Today my mentor teacher introduced a new section of math centers. This was given to the higher level math students.
What the students are doing is called "Missing Numbers Down on the Farm". All four students had a magnifying glass and the "Missing Numbers Down on the Farm" sheet. They looked with the magnifying glass and found numbers listed like 11 12 __ and other three sets of numbers in order ranging from 0-20 for two of the students and 0-15 for the other two. On their worksheets they would write down the number set they found and then have to write the third missing number.

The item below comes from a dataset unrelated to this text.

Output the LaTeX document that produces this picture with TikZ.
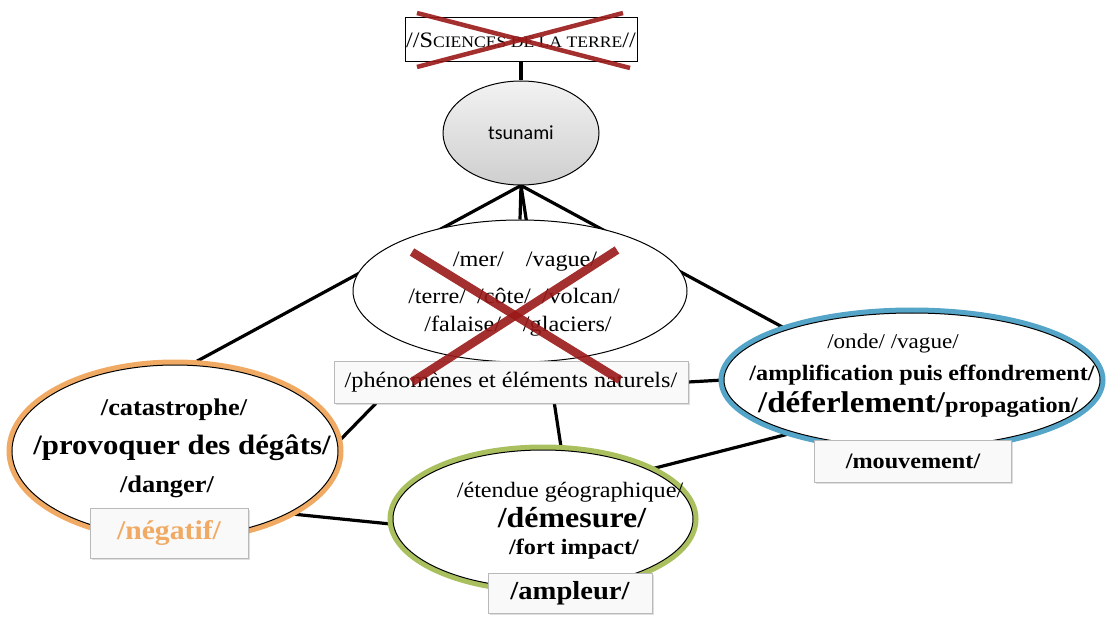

When trying to think about how this center is getting to the Big Picture, I thought that this center is helping the students with math fundamentals. They are not only identifying the numbers, but having to solve what number comes next. The students did pretty well with this task, only having one or two wrong or unreadable answers. The one thing that I noticed was these high leveled students had trouble with the number writing. They wrote their 6s, 2s, and 3s backwards. When I drew their attention to it, they automatically knew what they did wrong and changed it.
It's really not at all clear to me what this task was asking students to do or what the learning objective for such a task might be. Again, this might be hard to decode in a task like this, but try to express it as clearly as you can, specifically, by focusing less on the procedure of the task and more on the actual mathematical relationships and concepts involved in the student work and thinking.